In the family code, the term "retroactive support" applies in two situations: where child support has not previously been ordered (as here(or where a party is seeking to retroactively modify existing child support such that the modification is retroactive to the time of service or appearance of the pleading requesting the change. See id. `(154.009, 156.401; In re S.L.M., 97 S.W.3d 224, 233 (Tex. App.-Amarillo 2002, no pet.). One objective of the former type of retroactive child support is to remove any motive of the obligor to engage in delay tactics. See Knight v. Knight, 131 S.W.3d 535, 538 n. 1 (Tex. App.-El Paso 2004, no pet.). Regardless, as in any litigation, our rules require fair notice of a claim, and the family code specifically requires parties to include a "statement describing what action the court is requested to take concerning the child and the statutory grounds on which the request is made." Tex. Fam. Code Ann. § 102.008(b)(10) (Vernon 2008); see Tex. R. Civ. P. 45, 47, 48, 50; Horizon/CMS Healthcare Corp. v. Auld, 34 S.W.3d 887, 896-97 (Tex. 2000) (following the (fair notice" standard of pleadings); Moneyhon v. Moneyhon, 278 S.W.3d 874, 878 (Tex. App.-Houston [14th Dist.] 2009, no pet.) (same); Ford v. Performance Aircraft Servs., Inc., 178 S.W.3d 330, 335 (Tex. App.-Fort Worth 2005, pet. denied) (same).
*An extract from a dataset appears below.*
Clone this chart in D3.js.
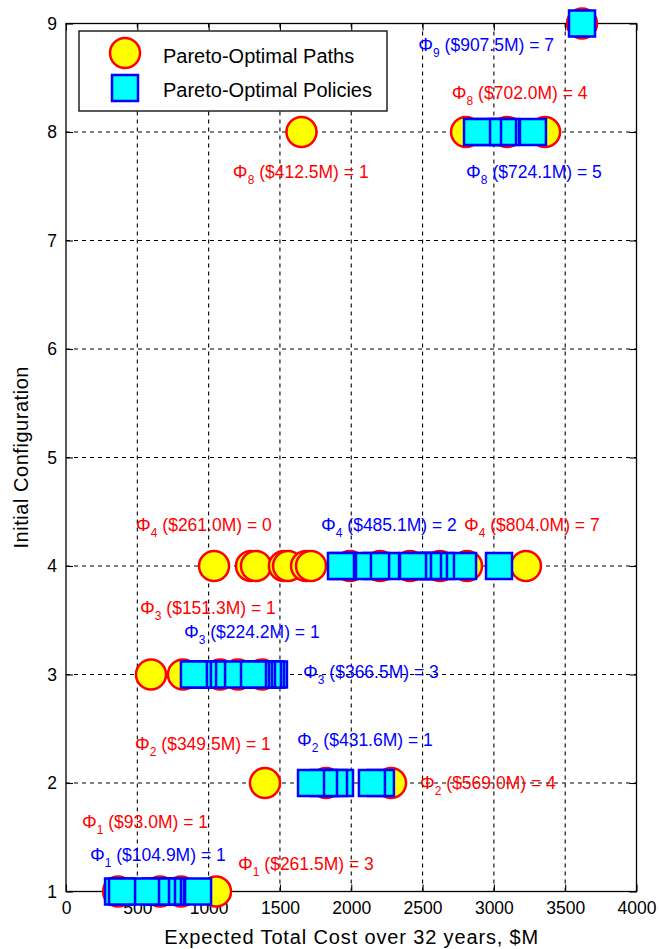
<!DOCTYPE html>
<html>
<head>
<meta charset="utf-8">
<script src="https://cdn.jsdelivr.net/npm/d3@7"></script>
<style>
  body { margin: 0; background: #fff; }
  text { font-family: "Liberation Sans", Arial, sans-serif; }
</style>
</head>
<body>
<svg id="chart" width="659" height="949"></svg>
<script>
// Axis ticks
const xTicks = [0, 500, 1000, 1500, 2000, 2500, 3000, 3500, 4000];
const yTicks = [1, 2, 3, 4, 5, 6, 7, 8, 9];

// Expected total cost ($M) of each Pareto-optimal path, per initial configuration (drawn in this order)
const pathCosts1 = [365, 659, 806, 1052];
const pathCosts2 = [1395, 1823, 2279];
const pathCosts3 = [596, 820, 1080, 1206, 1374];
const pathCosts4 = [1038, 1297, 1332, 1528, 1557, 1683, 1718, 1991, 2202, 2412, 2622, 2812, 3225];
const pathCosts8 = [1651, 2805, 3092, 3359];
const pathCosts9 = [3618];

// Expected total cost ($M) of each Pareto-optimal policy, per initial configuration (drawn in this order)
const policyCosts1 = [926, 736, 715, 673, 631, 561, 365, 393];
const policyCosts2 = [2208, 2145, 1921, 1879, 1809, 1718];
const policyCosts3 = [1458, 1437, 1416, 1374, 1353, 1332, 1311, 1136, 1024, 961, 925, 897];
const policyCosts4 = [3036, 2784, 2629, 2580, 2538, 2468, 2433, 2244, 2174, 2047, 1942, 1928];
const policyCosts8 = [3274, 3085, 3064, 2959, 2882];
const policyCosts9 = [3618];

// Annotations: Φ_config ($cost M) = count, placed in data coordinates (left edge, vertical middle)
const noteConfig = [9, 8, 8, 8, 4, 4, 4, 3, 3, 3, 2, 2, 2, 1, 1, 1];
const noteCost   = ["907.5", "702.0", "412.5", "724.1", "261.0", "485.1", "804.0", "151.3",
                    "224.2", "366.5", "349.5", "431.6", "569.0", "93.0", "104.9", "261.5"];
const noteCount  = [7, 4, 1, 5, 0, 2, 7, 1, 1, 3, 1, 1, 4, 1, 1, 3];
const noteKind   = ["policy", "path", "path", "policy", "path", "policy", "path", "path",
                    "policy", "policy", "path", "policy", "path", "path", "policy", "path"];
const noteX = [2470, 2705, 1170, 2805, 491, 1788, 2790, 519, 827, 1662, 484, 1620, 2482, 112, 168, 1206];
const noteY = [8.80, 8.36, 7.63, 7.63, 4.38, 4.38, 4.38, 3.61, 3.39, 3.02, 2.36, 2.40, 2.00, 1.64, 1.34, 1.25];

const legendLabels = ["Pareto-Optimal Paths", "Pareto-Optimal Policies"];

const paths = [
  [1, pathCosts1], [2, pathCosts2], [3, pathCosts3],
  [4, pathCosts4], [8, pathCosts8], [9, pathCosts9]
].flatMap(([c, arr]) => arr.map(v => ({ config: c, cost: v })));
const policies = [
  [1, policyCosts1], [2, policyCosts2], [3, policyCosts3],
  [4, policyCosts4], [8, policyCosts8], [9, policyCosts9]
].flatMap(([c, arr]) => arr.map(v => ({ config: c, cost: v })));

const svg = d3.select("#chart");
const plotL = 66, plotR = 636.5, plotT = 23.5, plotB = 891.5;

const x = d3.scaleLinear().domain([0, 4000]).range([plotL, plotR]);
const y = d3.scaleLinear().domain([1, 9]).range([plotB, plotT]);

const colors = { path: "#ff0000", policy: "#0000ff" };
const circleR = 15, squareSide = 26;

// Dashed grid
const grid = svg.append("g").attr("stroke", "#000").attr("stroke-width", 1.1)
  .attr("stroke-dasharray", "4,4");
grid.selectAll("line.gx").data(xTicks.slice(1, -1)).join("line").attr("class", "gx")
  .attr("x1", d => x(d)).attr("x2", d => x(d)).attr("y1", plotT).attr("y2", plotB);
grid.selectAll("line.gy").data(yTicks.slice(1, -1)).join("line").attr("class", "gy")
  .attr("y1", d => y(d)).attr("y2", d => y(d)).attr("x1", plotL).attr("x2", plotR);

// Axes: ticks inside on all four sides
const tl = 7;
const xAxisB = d3.axisBottom(x).tickValues(xTicks).tickSize(-tl).tickPadding(10).tickFormat(d3.format("d"));
const xAxisT = d3.axisTop(x).tickValues(xTicks).tickSize(-tl).tickFormat("");
const yAxisL = d3.axisLeft(y).tickValues(yTicks).tickSize(-tl).tickPadding(9).tickFormat(d3.format("d"));
const yAxisR = d3.axisRight(y).tickValues(yTicks).tickSize(-tl).tickFormat("");

function styleAxis(g) {
  g.select(".domain").remove();
  g.selectAll(".tick line").attr("stroke", "#000").attr("stroke-width", 1.1);
  g.selectAll(".tick text").attr("fill", "#000").attr("font-size", 17.5)
    .attr("font-family", "Liberation Sans, Arial, sans-serif");
}
svg.append("g").attr("transform", `translate(0,${plotB})`).call(xAxisB).call(styleAxis);
svg.append("g").attr("transform", `translate(0,${plotT})`).call(xAxisT).call(styleAxis);
svg.append("g").attr("transform", `translate(${plotL},0)`).call(yAxisL).call(styleAxis);
svg.append("g").attr("transform", `translate(${plotR},0)`).call(yAxisR).call(styleAxis);

// Plot box
svg.append("rect").attr("x", plotL).attr("y", plotT).attr("width", plotR - plotL).attr("height", plotB - plotT)
  .attr("fill", "none").attr("stroke", "#000").attr("stroke-width", 1.3);

// Axis titles
svg.append("text").attr("x", (plotL + plotR) / 2).attr("y", 944).attr("text-anchor", "middle")
  .attr("font-size", 20).attr("textLength", 374).attr("lengthAdjust", "spacing")
  .attr("fill", "#000").text("Expected Total Cost over 32 years, $M");
svg.append("text").attr("transform", `translate(28,${(plotT + plotB) / 2}) rotate(-90)`)
  .attr("text-anchor", "middle").attr("font-size", 20).attr("textLength", 182).attr("lengthAdjust", "spacing")
  .attr("fill", "#000").text("Initial Configuration");

// Annotations
const notes = noteConfig.map((c, i) => ({
  config: c, cost: noteCost[i], count: noteCount[i], kind: noteKind[i], nx: noteX[i], ny: noteY[i]
}));
const noteSel = svg.append("g").selectAll("text").data(notes).join("text")
  .attr("x", d => x(d.nx)).attr("y", d => y(d.ny) + 6)
  .attr("font-size", 17.5).attr("fill", d => colors[d.kind]);
noteSel.append("tspan").attr("font-size", 18.5).text("Φ");
noteSel.append("tspan").attr("font-size", 12).attr("dy", 6).text(d => d.config);
noteSel.append("tspan").attr("dy", -6).text(d => ` ($${d.cost}M) = ${d.count}`);

// Markers: paths (circles) under policies (squares)
svg.append("g").selectAll("circle").data(paths).join("circle")
  .attr("cx", d => x(d.cost)).attr("cy", d => y(d.config)).attr("r", circleR)
  .attr("fill", "#ffff00").attr("stroke", "#ff0000").attr("stroke-width", 2.5);
svg.append("g").selectAll("rect").data(policies).join("rect")
  .attr("x", d => x(d.cost) - squareSide / 2).attr("y", d => y(d.config) - squareSide / 2)
  .attr("width", squareSide).attr("height", squareSide)
  .attr("fill", "#00ffff").attr("stroke", "#0000ff").attr("stroke-width", 2.5);

// Legend
const lg = svg.append("g");
lg.append("rect").attr("x", 79).attr("y", 31).attr("width", 308).attr("height", 80)
  .attr("fill", "#fff").attr("stroke", "#000").attr("stroke-width", 1.3);
lg.append("circle").attr("cx", 125).attr("cy", 53).attr("r", circleR)
  .attr("fill", "#ffff00").attr("stroke", "#ff0000").attr("stroke-width", 2.5);
lg.append("rect").attr("x", 125 - squareSide / 2).attr("y", 88 - squareSide / 2)
  .attr("width", squareSide).attr("height", squareSide)
  .attr("fill", "#00ffff").attr("stroke", "#0000ff").attr("stroke-width", 2.5);
lg.selectAll("text.lab").data(legendLabels).join("text").attr("class", "lab")
  .attr("x", 163).attr("y", (d, i) => 63 + i * 34)
  .attr("font-size", 20).attr("fill", "#000").text(d => d);
</script>
</body>
</html>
Additionally, when appellant sought to submit evidence on the issue of retroactive child support, she neither sought nor obtained a trial amendment. See Tex. R. Civ. P. 66; see generally City of the Colony v. N. Tex. Mun. Water Dist., 272 S.W.3d 699, 745 (Tex. App.-Fort Worth 2008, pet. dism'd by agr.). Furthermore, she made no offer of proof. See Tex. R. Evid. 103(a)(2), (b). Without some notice, I believe we should not even reach the question of appellee's duty to specially except under rule 90. See Tex. R. Civ. P. 90.
I therefore respectfully dissent and would affirm the trial court's judgment.